Three years later, I squeezed the same backpack into the overhead compartment on an airplane carrying excited young people to Cologne, Germany.
Another six years after that, I was chaperoning a group of high school students as they nervously boarded a plane – some for the first time – on our way to Madrid, Spain.
Each of these treks to other countries was ultimately for one evening, standing in a field with a million close friends (close by proximity), waiting to be addressed by the Vicar of Christ.
In 1984, Pope John Paul II invited young people to join him in Rome for Palm Sunday. On that day, 300,000 young people came. This set the stage for international gatherings every two or three years with millions of young people sacrificing everything from comfort to cleanliness to personal space to savings accounts in order to attend. As the leader for my first two World Youth Days insisted, “This is a pilgrimage, not a vacation.”

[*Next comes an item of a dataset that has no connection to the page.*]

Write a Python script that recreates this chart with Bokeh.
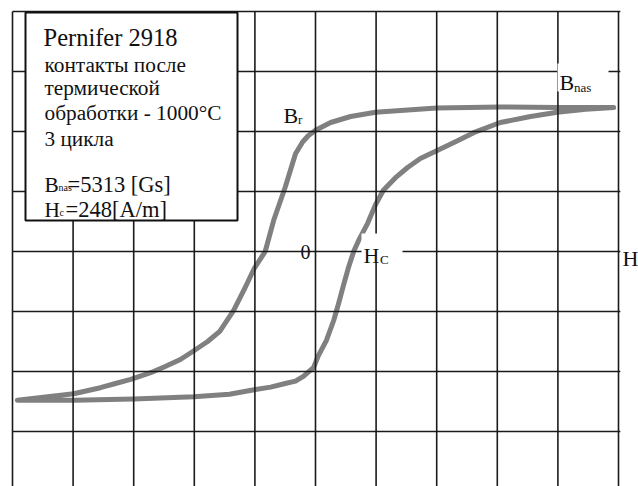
from bokeh.plotting import figure
from bokeh.models import Range1d, Label, BoxAnnotation
from bokeh.embed import file_html
from bokeh.resources import INLINE

# Hysteresis loop of Pernifer 2918, H and B in grid divisions
# descending branch (from +saturation down to -saturation)
h_desc = [4.92, 3.99, 3.05, 2.00, 0.99, 0.58, 0.25, 0.00, -0.12, -0.21, -0.33,
          -0.50, -0.69, -0.83, -1.01, -1.17, -1.35, -1.58, -1.78, -2.00, -2.23,
          -2.49, -2.72, -3.05, -3.30, -3.55, -3.99, -4.92]
b_desc = [2.40, 2.40, 2.41, 2.39, 2.32, 2.25, 2.15, 2.02, 1.93, 1.83, 1.63,
          1.07, 0.52, 0.00, -0.28, -0.62, -0.98, -1.33, -1.50, -1.65, -1.80,
          -1.92, -2.02, -2.13, -2.20, -2.27, -2.37, -2.48]
# ascending branch (from -saturation back up to +saturation)
h_asc = [-4.92, -3.99, -3.00, -2.01, -1.42, -0.99, -0.74, -0.50, -0.33, -0.20,
         -0.03, 0.05, 0.18, 0.30, 0.38, 0.46, 0.54, 0.63, 0.71, 0.86, 0.99, 1.12,
         1.32, 1.52, 1.73, 2.00, 2.31, 2.61, 3.05, 3.55, 3.99, 4.46, 4.92]
b_asc = [-2.48, -2.48, -2.46, -2.42, -2.38, -2.30, -2.26, -2.20, -2.16, -2.08,
         -1.93, -1.73, -1.48, -1.15, -0.87, -0.57, -0.28, 0.00, 0.18, 0.47, 0.78,
         1.02, 1.23, 1.40, 1.55, 1.68, 1.83, 1.98, 2.15, 2.25, 2.32, 2.37, 2.40]

grid_h = [-5, -4, -3, -2, -1, 0, 1, 2, 3, 4, 5]
grid_b = [4, 3, 2, 1, 0, -1, -2, -3]

info_title = "Pernifer 2918"
info_lines = ["контакты после", "термической", "обработки - 1000°C", "3 цикла"]
b_nas_text = "=5313 [Gs]"
h_c_text = "=248[A/m]"

W, H = 638, 486
X0, Y0, SX, SY = 315.0, 251.0, 60.6, 60.0   # origin pixel and pixels per division


def ux(px):
    return (px - X0) / SX


def vy(py):
    return (Y0 - py) / SY


p = figure(width=W, height=H, output_backend="svg", toolbar_location=None,
           x_axis_type=None, y_axis_type=None, min_border=0,
           x_range=Range1d(ux(0), ux(W)), y_range=Range1d(vy(H), vy(0)))
p.grid.visible = False
p.outline_line_color = None
p.background_fill_color = "white"
p.border_fill_color = "white"

# loop curve
p.line(h_desc + h_asc, b_desc + b_asc, line_color="#808080", line_width=5,
       line_cap="round", line_join="round")

# drawn grid (on top of the curve)
top, bottom = grid_b[0], vy(H)
p.segment(x0=grid_h, y0=[top] * len(grid_h), x1=grid_h, y1=[bottom] * len(grid_h),
          line_color="#1a1a1a", line_width=1.6)
p.segment(x0=[grid_h[0]] * len(grid_b), y0=grid_b, x1=[grid_h[-1] + 0.03] * len(grid_b),
          y1=grid_b, line_color="#1a1a1a", line_width=1.6)

SERIF = "Liberation Serif"


def text(t, px, py, size, align="left"):
    p.add_layout(Label(x=ux(px), y=vy(py), text=t, text_font=SERIF,
                       text_font_size=f"{size}px", text_color="#111111",
                       text_align=align, text_baseline="alphabetic"))


def white_box(x0, y0, x1, y1, border=False):
    p.add_layout(BoxAnnotation(left=ux(x0), right=ux(x1), top=vy(y0), bottom=vy(y1),
                               fill_color="white", fill_alpha=1.0,
                               line_color="#111111" if border else None,
                               line_alpha=1.0, line_width=2))


# white backing behind the on-grid labels
white_box(557, 63, 608, 91)
white_box(361, 233, 402, 262)

# axis annotations
text("0", 310, 251, 20, align="right")
text("B", 283, 115, 22)
text("r", 297.5, 119, 13)
text("B", 559, 82, 22)
text("nas", 573.5, 87, 13)
text("H", 363, 255, 22)
text("C", 379.5, 259, 13)
text("H", 622, 258, 22)

# info box
white_box(25, 12, 237, 220, border=True)
text(info_title, 43, 37, 24.5)
for t, base in zip(info_lines, [64, 87, 112, 138]):
    text(t, 44, base, 21.3)
text("B", 44, 184, 21.3)
text("nas", 58, 187, 10)
text(b_nas_text, 67, 184, 22.5)
text("H", 44, 209, 21.3)
text("c", 59, 212, 10)
text(h_c_text, 65, 209, 22.5)

open("out.html", "w").write(file_html(p, INLINE))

World Youth Day is not a 24-hour event. Rather, it involves three or four days of catechesis and a celebration of Catholic culture. Bishops and cardinals from across the world give dynamic lectures in each attendee’s native language. Mass according to native language is offered each day. Catholic musicians, artists and speakers lead concerts, art exhibits, movie screenings and presentations.
These preparatory days involve meeting strangers from throughout the world – trading miniature flags or pins to proudly decorate one’s World Youth Day backpack, attempting to converse with hand signals and smiles if words are misunderstood. Friendships are made. Pictures are taken. E-mails are exchanged. Meals are shared.
But on the Thursday of each World Youth Day event, a new guest arrives. The Holy Father enters the crowds of boisterous, exuberant youth, each touched by the witness of an elderly man who has made his own sacrifices to share time with them.